Wasteland Salon

Yasmeen Amer, Emma Bittner, Natalie Kuehl, and Liam Kolstad, “Wasteland Salon”
Mentor: Sarah Aziz, Architecture

Wasteland Salon, MOOCH Series, and the Pleasure Palace are three projects that explore designed situations and collaborations from a position invested in finding and foregrounding value systems that exist outside of the status quo. These leveraged opportunities emerged from the margins of the Enlightenment ideals that have historically defined architecture’s aesthetic categories and forms of subjectivity. As research assistants, we were tasked with finding holes in bureaucratic systems to create cultural events and objects that deinstitutionalize the rhetoric of architecture by flattening hierarchies, removing barriers, and challenging existing value systems. Both Wasteland Salon and The Pleasure Palace positioned the COVID-19 global pandemic and the question of invasive species not as disasters, but as displays of the majesty of nature and life. These malevolent conditions have always been a part of nature, and these projects used them to a benevolent end. Prototypes of these projects yielded a series of wear-able machines that operated as parameters for social distancing, a dress made from living grass, and an inflatable costume. These prototypes explored how humans can relate to one another, the built world, and nature despite the hostile and unpredictable circumstances that humanity and the environment produce. For MOOCH Series, we sleuthed and mooched information from cultural institutions across the nation and compiled our findings into an interactive spreadsheet which was disseminated widely; by consolidating free lectures and content from universities and galleries, we made knowledge acquisition accessible, inclusive, and just.
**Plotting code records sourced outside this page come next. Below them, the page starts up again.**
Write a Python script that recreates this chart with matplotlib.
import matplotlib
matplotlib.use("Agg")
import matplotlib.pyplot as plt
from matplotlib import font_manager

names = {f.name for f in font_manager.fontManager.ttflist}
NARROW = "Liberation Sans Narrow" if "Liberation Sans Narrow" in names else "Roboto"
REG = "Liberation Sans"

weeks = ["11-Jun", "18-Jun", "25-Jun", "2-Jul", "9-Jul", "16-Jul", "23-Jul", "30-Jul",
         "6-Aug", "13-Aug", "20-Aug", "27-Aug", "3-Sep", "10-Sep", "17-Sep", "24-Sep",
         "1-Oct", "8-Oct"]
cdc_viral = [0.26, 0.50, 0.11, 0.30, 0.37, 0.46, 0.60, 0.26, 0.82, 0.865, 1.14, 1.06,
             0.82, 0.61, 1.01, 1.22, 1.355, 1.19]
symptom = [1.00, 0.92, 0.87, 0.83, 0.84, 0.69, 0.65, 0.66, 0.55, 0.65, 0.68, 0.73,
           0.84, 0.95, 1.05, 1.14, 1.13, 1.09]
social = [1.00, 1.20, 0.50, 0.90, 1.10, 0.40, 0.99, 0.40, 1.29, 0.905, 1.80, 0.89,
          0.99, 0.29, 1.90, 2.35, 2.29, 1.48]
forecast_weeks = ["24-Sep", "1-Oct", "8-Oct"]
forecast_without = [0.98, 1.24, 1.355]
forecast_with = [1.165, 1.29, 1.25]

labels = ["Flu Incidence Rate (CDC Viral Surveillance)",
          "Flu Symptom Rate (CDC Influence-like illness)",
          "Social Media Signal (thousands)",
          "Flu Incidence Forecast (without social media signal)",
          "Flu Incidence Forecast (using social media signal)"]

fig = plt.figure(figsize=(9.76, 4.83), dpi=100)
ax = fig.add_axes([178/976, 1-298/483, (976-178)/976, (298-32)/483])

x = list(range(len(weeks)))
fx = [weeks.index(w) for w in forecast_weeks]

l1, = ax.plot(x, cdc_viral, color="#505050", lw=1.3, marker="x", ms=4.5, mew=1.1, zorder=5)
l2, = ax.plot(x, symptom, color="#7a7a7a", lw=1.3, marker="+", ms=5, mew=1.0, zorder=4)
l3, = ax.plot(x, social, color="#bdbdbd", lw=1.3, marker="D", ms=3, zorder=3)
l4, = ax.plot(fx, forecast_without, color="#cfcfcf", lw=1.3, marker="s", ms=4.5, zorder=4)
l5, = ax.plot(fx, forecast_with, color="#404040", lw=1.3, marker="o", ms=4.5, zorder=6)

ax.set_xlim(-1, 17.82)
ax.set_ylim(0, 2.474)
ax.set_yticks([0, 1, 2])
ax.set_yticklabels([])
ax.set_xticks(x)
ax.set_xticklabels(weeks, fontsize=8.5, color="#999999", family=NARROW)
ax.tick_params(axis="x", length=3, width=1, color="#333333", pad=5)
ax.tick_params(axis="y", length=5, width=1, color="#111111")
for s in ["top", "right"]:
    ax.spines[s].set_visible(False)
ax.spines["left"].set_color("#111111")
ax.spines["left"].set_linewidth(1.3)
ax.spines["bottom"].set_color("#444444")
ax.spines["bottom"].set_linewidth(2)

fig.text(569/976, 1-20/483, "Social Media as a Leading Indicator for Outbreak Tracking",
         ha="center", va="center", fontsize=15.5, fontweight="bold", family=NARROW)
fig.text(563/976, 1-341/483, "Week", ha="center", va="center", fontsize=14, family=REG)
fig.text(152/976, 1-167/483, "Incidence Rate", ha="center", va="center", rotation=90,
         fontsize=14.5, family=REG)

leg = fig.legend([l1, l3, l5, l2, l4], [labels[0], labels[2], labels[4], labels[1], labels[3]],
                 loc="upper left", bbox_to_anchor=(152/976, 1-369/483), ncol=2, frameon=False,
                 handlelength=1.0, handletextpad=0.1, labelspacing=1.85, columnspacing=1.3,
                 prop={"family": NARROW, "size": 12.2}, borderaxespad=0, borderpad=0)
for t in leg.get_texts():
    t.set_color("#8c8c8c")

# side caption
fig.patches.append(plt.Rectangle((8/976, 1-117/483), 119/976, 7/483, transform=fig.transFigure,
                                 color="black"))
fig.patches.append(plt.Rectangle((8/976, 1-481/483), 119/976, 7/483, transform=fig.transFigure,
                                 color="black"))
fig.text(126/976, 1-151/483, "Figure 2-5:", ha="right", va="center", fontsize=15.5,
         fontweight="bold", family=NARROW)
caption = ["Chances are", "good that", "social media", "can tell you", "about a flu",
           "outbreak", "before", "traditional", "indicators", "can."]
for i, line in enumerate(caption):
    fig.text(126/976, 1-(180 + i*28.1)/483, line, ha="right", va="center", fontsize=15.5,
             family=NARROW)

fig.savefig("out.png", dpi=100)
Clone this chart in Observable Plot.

These studies questioned traditional design strategies and cultivated new guidelines for understanding architecture and the built environment in relation to human interactions, especially in the digital age that COVID-19 has demanded. This challenged both us as designers and the public to interact with these built machines and online databases to rethink how physical barriers reimage the accessibility of knowledge and exchange.